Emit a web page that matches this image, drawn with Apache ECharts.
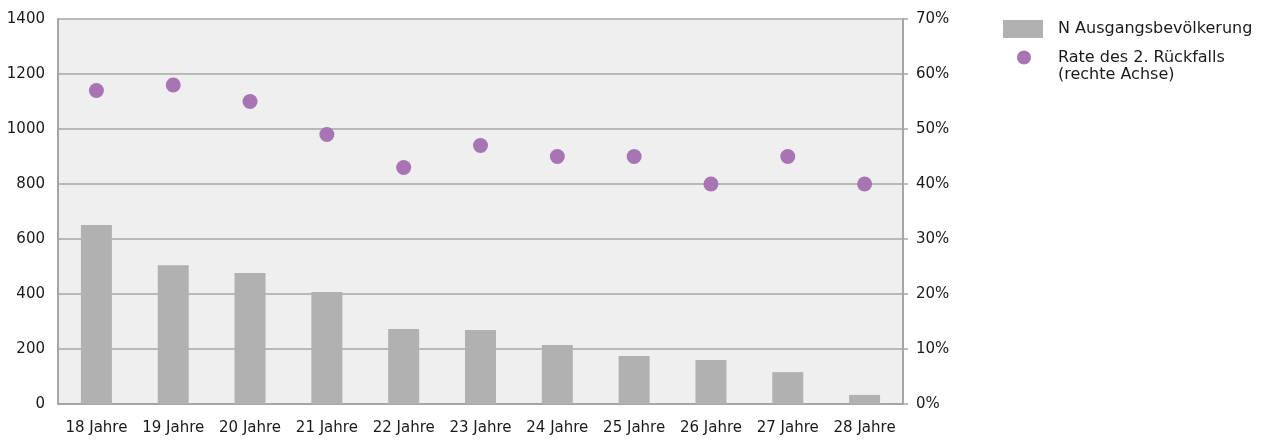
<!DOCTYPE html>
<html>
<head>
<meta charset="utf-8">
<script src="https://cdn.jsdelivr.net/npm/echarts@6/dist/echarts.min.js"></script>
<style>
html,body{margin:0;padding:0;background:#fff;}
#chart{width:1269px;height:441px;}
</style>
</head>
<body>
<div id="chart"></div>
<script>
const categories = ['18 Jahre','19 Jahre','20 Jahre','21 Jahre','22 Jahre','23 Jahre','24 Jahre','25 Jahre','26 Jahre','27 Jahre','28 Jahre'];
const populationN = [651, 505, 476, 407, 273, 269, 215, 175, 160, 116, 33];
const relapseRate = [57, 58, 55, 49, 43, 47, 45, 45, 40, 45, 40];
const leftTicks = {min: 0, max: 1400, interval: 200};
const rightTicks = {min: 0, max: 70, interval: 10};

const FONT = 'DejaVu Sans';
const TXT = '#1a1a1a';
const GRID = '#a6a6a6';

const chart = echarts.init(document.getElementById('chart'));
chart.setOption({
  animation: false,
  textStyle: {fontFamily: FONT},
  grid: {left: 58, right: 366, top: 19, bottom: 37, show: true, backgroundColor: '#efefef', borderWidth: 0},
  legend: [
    {
      data: [{name: 'N Ausgangsbevölkerung', icon: 'rect'}],
      left: 1003, top: 20, orient: 'vertical', padding: 0,
      itemWidth: 40, itemHeight: 18,
      textStyle: {fontFamily: FONT, fontSize: 16, color: TXT, padding: [0,0,0,10]}
    },
    {
      data: [{name: 'Rate des 2. Rückfalls\n(rechte Achse)', icon: 'circle'}],
      left: 1017, top: 32, orient: 'vertical', padding: 0,
      itemWidth: 14, itemHeight: 14,
      formatter: function (n) { return '\n' + n; },
      textStyle: {fontFamily: FONT, fontSize: 16, color: TXT, lineHeight: 17, padding: [0,0,0,22]}
    }
  ],
  xAxis: {
    type: 'category', data: categories,
    axisLine: {lineStyle: {color: GRID, width: 2}},
    axisTick: {show: false},
    axisLabel: {fontFamily: FONT, fontSize: 15, color: TXT, margin: 17, interval: 0}
  },
  yAxis: [
    {
      type: 'value', min: leftTicks.min, max: leftTicks.max, interval: leftTicks.interval,
      axisLine: {show: true, lineStyle: {color: GRID, width: 2}},
      axisTick: {show: false},
      splitLine: {lineStyle: {color: GRID, width: 1.5}},
      axisLabel: {fontFamily: FONT, fontSize: 15, color: TXT, margin: 13, formatter: function (v) { return String(v); }}
    },
    {
      type: 'value', min: rightTicks.min, max: rightTicks.max, interval: rightTicks.interval,
      position: 'right',
      axisLine: {show: true, lineStyle: {color: GRID, width: 2}},
      axisTick: {show: true, length: 5, lineStyle: {color: GRID, width: 1.5}},
      splitLine: {show: false},
      axisLabel: {fontFamily: FONT, fontSize: 15, color: TXT, margin: 13, formatter: '{value}%'}
    }
  ],
  series: [
    {
      name: 'N Ausgangsbevölkerung', type: 'bar', data: populationN,
      barWidth: 31, itemStyle: {color: '#b1b1b2'}, yAxisIndex: 0
    },
    {
      name: 'Rate des 2. Rückfalls\n(rechte Achse)', type: 'scatter', data: relapseRate,
      yAxisIndex: 1, symbol: 'circle', symbolSize: 15, itemStyle: {color: '#a874b3', opacity: 1}
    }
  ]
});
</script>
</body>
</html>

# # # # # # #

- [Written request] Repeat only the lines from the beginning of the material through the line containing "const GRID = '#a6a6a6';", both ends kept, leaving pictures out.

- [Task result]
Emit a web page that matches this image, drawn with Apache ECharts.
<!DOCTYPE html>
<html>
<head>
<meta charset="utf-8">
<script src="https://cdn.jsdelivr.net/npm/echarts@6/dist/echarts.min.js"></script>
<style>
html,body{margin:0;padding:0;background:#fff;}
#chart{width:1269px;height:441px;}
</style>
</head>
<body>
<div id="chart"></div>
<script>
const categories = ['18 Jahre','19 Jahre','20 Jahre','21 Jahre','22 Jahre','23 Jahre','24 Jahre','25 Jahre','26 Jahre','27 Jahre','28 Jahre'];
const populationN = [651, 505, 476, 407, 273, 269, 215, 175, 160, 116, 33];
const relapseRate = [57, 58, 55, 49, 43, 47, 45, 45, 40, 45, 40];
const leftTicks = {min: 0, max: 1400, interval: 200};
const rightTicks = {min: 0, max: 70, interval: 10};

const FONT = 'DejaVu Sans';
const TXT = '#1a1a1a';
const GRID = '#a6a6a6';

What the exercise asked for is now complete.